Return the lines that follow, exactly as they appear, from the first through the one containing "from bokeh.resources import INLINE"; no pictures are to be included.

::: MATERIAL :::

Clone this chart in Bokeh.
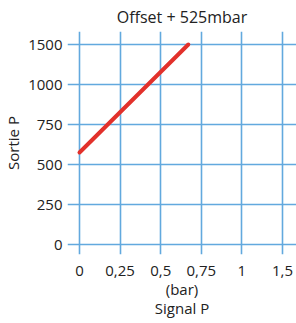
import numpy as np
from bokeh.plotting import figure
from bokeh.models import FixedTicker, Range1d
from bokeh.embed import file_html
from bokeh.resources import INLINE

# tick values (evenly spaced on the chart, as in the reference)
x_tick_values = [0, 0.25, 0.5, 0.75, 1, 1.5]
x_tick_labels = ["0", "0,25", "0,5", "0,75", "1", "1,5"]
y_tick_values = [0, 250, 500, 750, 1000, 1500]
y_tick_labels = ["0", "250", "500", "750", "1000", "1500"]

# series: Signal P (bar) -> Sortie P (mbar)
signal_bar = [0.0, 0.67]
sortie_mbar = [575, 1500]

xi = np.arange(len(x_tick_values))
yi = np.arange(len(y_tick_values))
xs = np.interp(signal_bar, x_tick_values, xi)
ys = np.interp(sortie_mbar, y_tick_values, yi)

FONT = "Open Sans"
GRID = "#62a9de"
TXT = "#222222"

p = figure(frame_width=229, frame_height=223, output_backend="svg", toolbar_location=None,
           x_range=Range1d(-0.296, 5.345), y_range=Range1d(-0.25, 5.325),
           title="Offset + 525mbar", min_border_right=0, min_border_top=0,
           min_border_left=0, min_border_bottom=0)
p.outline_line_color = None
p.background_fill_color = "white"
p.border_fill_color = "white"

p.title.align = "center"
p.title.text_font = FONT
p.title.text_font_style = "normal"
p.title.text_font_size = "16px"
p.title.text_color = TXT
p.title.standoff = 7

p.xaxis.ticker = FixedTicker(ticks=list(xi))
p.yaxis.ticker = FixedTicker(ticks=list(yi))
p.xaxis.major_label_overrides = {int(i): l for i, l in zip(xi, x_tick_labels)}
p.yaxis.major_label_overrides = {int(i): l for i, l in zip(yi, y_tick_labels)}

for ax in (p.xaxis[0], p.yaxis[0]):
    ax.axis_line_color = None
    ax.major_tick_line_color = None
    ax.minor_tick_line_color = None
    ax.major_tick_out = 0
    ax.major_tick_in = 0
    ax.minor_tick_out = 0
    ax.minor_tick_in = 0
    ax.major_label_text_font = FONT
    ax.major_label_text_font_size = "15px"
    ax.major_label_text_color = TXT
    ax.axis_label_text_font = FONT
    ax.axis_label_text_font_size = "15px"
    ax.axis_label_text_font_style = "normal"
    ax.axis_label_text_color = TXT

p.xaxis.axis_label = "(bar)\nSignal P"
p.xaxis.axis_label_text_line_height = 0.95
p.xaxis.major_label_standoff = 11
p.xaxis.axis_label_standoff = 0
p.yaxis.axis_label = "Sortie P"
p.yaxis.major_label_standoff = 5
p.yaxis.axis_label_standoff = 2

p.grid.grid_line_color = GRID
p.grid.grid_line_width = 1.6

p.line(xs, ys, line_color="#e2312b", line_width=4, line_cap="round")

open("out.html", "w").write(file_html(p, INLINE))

:::

**EXERCISE RESPONSE**
Clone this chart in Bokeh.
import numpy as np
from bokeh.plotting import figure
from bokeh.models import FixedTicker, Range1d
from bokeh.embed import file_html
from bokeh.resources import INLINE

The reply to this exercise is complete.